Exercise goal:
Extract the records below word for word and ignore the images.

[start Given data]

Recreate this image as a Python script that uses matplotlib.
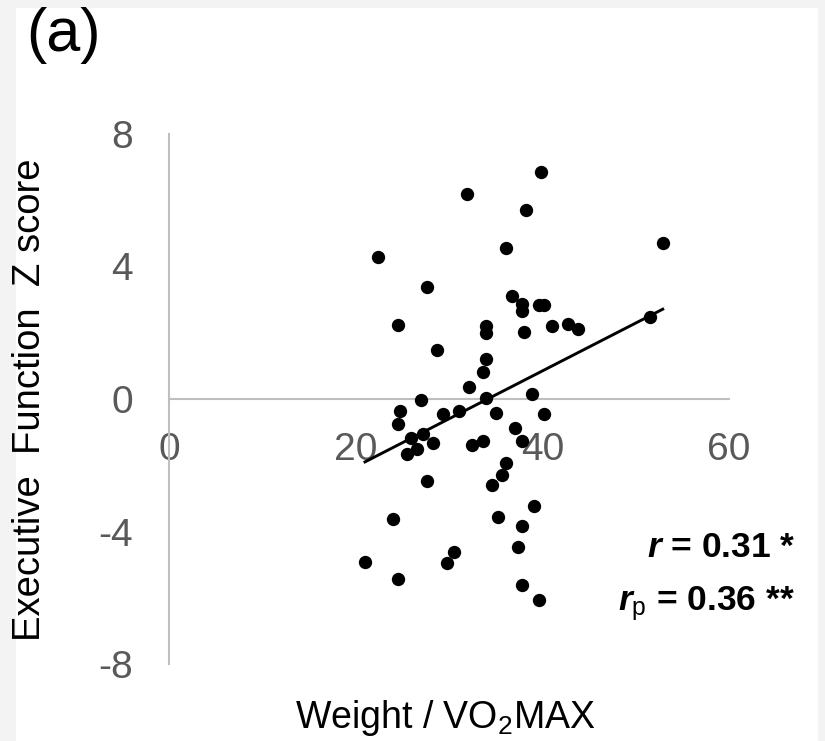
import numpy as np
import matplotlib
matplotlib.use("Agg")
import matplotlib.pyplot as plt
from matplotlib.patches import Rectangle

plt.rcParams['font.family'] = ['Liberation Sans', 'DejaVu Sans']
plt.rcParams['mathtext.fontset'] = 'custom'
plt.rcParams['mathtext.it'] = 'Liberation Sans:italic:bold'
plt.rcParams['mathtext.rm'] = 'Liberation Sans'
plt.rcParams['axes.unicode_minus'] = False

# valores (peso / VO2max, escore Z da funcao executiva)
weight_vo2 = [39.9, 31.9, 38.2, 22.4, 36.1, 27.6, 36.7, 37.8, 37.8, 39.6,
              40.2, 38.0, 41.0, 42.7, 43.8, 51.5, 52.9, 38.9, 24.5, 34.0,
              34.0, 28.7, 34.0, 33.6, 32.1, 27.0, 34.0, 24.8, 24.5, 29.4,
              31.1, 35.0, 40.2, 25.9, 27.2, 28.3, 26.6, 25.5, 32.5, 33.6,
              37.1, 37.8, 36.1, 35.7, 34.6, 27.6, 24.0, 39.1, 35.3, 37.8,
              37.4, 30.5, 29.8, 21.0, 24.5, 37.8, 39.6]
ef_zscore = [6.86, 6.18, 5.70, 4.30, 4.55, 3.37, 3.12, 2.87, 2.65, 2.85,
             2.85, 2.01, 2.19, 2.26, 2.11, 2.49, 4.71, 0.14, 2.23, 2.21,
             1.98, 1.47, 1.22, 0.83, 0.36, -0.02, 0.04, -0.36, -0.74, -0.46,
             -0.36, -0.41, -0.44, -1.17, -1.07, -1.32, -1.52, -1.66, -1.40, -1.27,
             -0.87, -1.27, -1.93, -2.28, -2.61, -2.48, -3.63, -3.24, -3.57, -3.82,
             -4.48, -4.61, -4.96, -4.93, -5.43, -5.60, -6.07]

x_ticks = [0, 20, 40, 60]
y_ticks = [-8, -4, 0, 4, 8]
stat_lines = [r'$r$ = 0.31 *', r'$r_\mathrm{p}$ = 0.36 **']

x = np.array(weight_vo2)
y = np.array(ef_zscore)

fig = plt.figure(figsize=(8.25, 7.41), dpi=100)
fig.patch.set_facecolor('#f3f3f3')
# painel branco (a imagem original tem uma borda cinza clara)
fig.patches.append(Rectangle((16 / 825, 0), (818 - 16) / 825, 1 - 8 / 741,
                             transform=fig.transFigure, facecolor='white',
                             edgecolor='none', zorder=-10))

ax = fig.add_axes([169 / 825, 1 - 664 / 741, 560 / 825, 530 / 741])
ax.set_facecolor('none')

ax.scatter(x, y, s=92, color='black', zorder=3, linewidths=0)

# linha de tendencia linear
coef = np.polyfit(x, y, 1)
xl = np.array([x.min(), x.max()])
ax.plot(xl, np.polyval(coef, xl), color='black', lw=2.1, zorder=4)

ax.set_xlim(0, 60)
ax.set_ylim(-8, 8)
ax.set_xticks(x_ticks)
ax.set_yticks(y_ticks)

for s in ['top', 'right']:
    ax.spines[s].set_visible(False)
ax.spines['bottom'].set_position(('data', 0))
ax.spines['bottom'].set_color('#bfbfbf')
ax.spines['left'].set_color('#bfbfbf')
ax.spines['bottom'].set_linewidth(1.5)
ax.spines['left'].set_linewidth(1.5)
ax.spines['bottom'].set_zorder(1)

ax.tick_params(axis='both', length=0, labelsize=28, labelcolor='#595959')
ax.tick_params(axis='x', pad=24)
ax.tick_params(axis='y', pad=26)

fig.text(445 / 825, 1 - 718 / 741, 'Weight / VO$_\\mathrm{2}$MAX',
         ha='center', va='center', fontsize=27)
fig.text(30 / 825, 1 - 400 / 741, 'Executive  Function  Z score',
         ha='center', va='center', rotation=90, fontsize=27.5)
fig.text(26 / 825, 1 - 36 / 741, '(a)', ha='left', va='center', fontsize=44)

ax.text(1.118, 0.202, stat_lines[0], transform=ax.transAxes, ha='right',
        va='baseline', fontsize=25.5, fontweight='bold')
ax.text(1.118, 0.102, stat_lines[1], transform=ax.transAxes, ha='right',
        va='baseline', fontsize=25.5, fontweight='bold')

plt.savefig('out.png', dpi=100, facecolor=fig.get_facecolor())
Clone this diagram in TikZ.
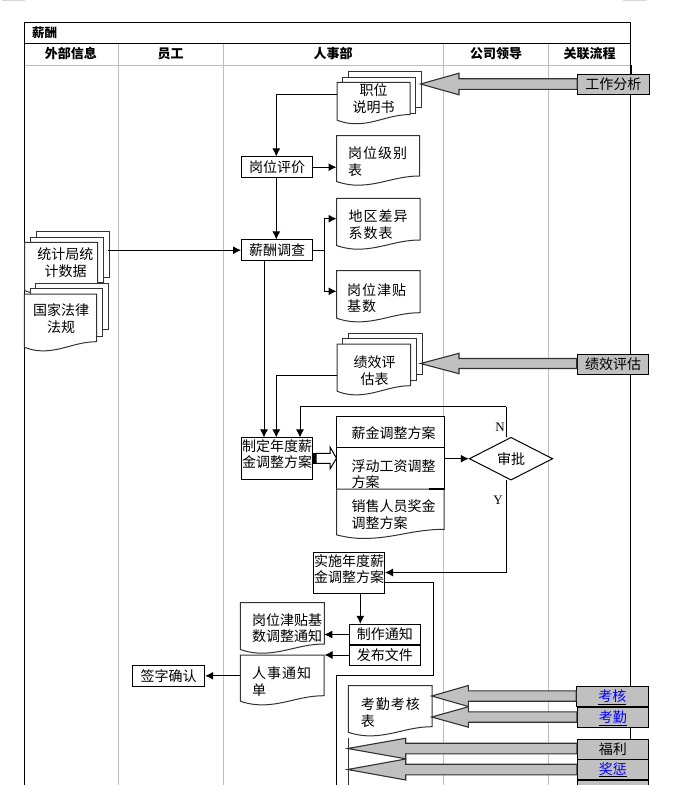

[end Given data]

The answer:
Recreate this image as a Python script that uses matplotlib.
import numpy as np
import matplotlib
matplotlib.use("Agg")
import matplotlib.pyplot as plt
from matplotlib.patches import Rectangle

plt.rcParams['font.family'] = ['Liberation Sans', 'DejaVu Sans']
plt.rcParams['mathtext.fontset'] = 'custom'
plt.rcParams['mathtext.it'] = 'Liberation Sans:italic:bold'
plt.rcParams['mathtext.rm'] = 'Liberation Sans'
plt.rcParams['axes.unicode_minus'] = False

# valores (peso / VO2max, escore Z da funcao executiva)
weight_vo2 = [39.9, 31.9, 38.2, 22.4, 36.1, 27.6, 36.7, 37.8, 37.8, 39.6,
              40.2, 38.0, 41.0, 42.7, 43.8, 51.5, 52.9, 38.9, 24.5, 34.0,
              34.0, 28.7, 34.0, 33.6, 32.1, 27.0, 34.0, 24.8, 24.5, 29.4,
              31.1, 35.0, 40.2, 25.9, 27.2, 28.3, 26.6, 25.5, 32.5, 33.6,
              37.1, 37.8, 36.1, 35.7, 34.6, 27.6, 24.0, 39.1, 35.3, 37.8,
              37.4, 30.5, 29.8, 21.0, 24.5, 37.8, 39.6]
ef_zscore = [6.86, 6.18, 5.70, 4.30, 4.55, 3.37, 3.12, 2.87, 2.65, 2.85,
             2.85, 2.01, 2.19, 2.26, 2.11, 2.49, 4.71, 0.14, 2.23, 2.21,
             1.98, 1.47, 1.22, 0.83, 0.36, -0.02, 0.04, -0.36, -0.74, -0.46,
             -0.36, -0.41, -0.44, -1.17, -1.07, -1.32, -1.52, -1.66, -1.40, -1.27,
             -0.87, -1.27, -1.93, -2.28, -2.61, -2.48, -3.63, -3.24, -3.57, -3.82,
             -4.48, -4.61, -4.96, -4.93, -5.43, -5.60, -6.07]

x_ticks = [0, 20, 40, 60]
y_ticks = [-8, -4, 0, 4, 8]
stat_lines = [r'$r$ = 0.31 *', r'$r_\mathrm{p}$ = 0.36 **']

x = np.array(weight_vo2)
y = np.array(ef_zscore)

fig = plt.figure(figsize=(8.25, 7.41), dpi=100)
fig.patch.set_facecolor('#f3f3f3')
# painel branco (a imagem original tem uma borda cinza clara)
fig.patches.append(Rectangle((16 / 825, 0), (818 - 16) / 825, 1 - 8 / 741,
                             transform=fig.transFigure, facecolor='white',
                             edgecolor='none', zorder=-10))

ax = fig.add_axes([169 / 825, 1 - 664 / 741, 560 / 825, 530 / 741])
ax.set_facecolor('none')

ax.scatter(x, y, s=92, color='black', zorder=3, linewidths=0)

# linha de tendencia linear
coef = np.polyfit(x, y, 1)
xl = np.array([x.min(), x.max()])
ax.plot(xl, np.polyval(coef, xl), color='black', lw=2.1, zorder=4)

ax.set_xlim(0, 60)
ax.set_ylim(-8, 8)
ax.set_xticks(x_ticks)
ax.set_yticks(y_ticks)

for s in ['top', 'right']:
    ax.spines[s].set_visible(False)
ax.spines['bottom'].set_position(('data', 0))
ax.spines['bottom'].set_color('#bfbfbf')
ax.spines['left'].set_color('#bfbfbf')
ax.spines['bottom'].set_linewidth(1.5)
ax.spines['left'].set_linewidth(1.5)
ax.spines['bottom'].set_zorder(1)

ax.tick_params(axis='both', length=0, labelsize=28, labelcolor='#595959')
ax.tick_params(axis='x', pad=24)
ax.tick_params(axis='y', pad=26)

fig.text(445 / 825, 1 - 718 / 741, 'Weight / VO$_\\mathrm{2}$MAX',
         ha='center', va='center', fontsize=27)
fig.text(30 / 825, 1 - 400 / 741, 'Executive  Function  Z score',
         ha='center', va='center', rotation=90, fontsize=27.5)
fig.text(26 / 825, 1 - 36 / 741, '(a)', ha='left', va='center', fontsize=44)

ax.text(1.118, 0.202, stat_lines[0], transform=ax.transAxes, ha='right',
        va='baseline', fontsize=25.5, fontweight='bold')
ax.text(1.118, 0.102, stat_lines[1], transform=ax.transAxes, ha='right',
        va='baseline', fontsize=25.5, fontweight='bold')

plt.savefig('out.png', dpi=100, facecolor=fig.get_facecolor())
Clone this diagram in TikZ.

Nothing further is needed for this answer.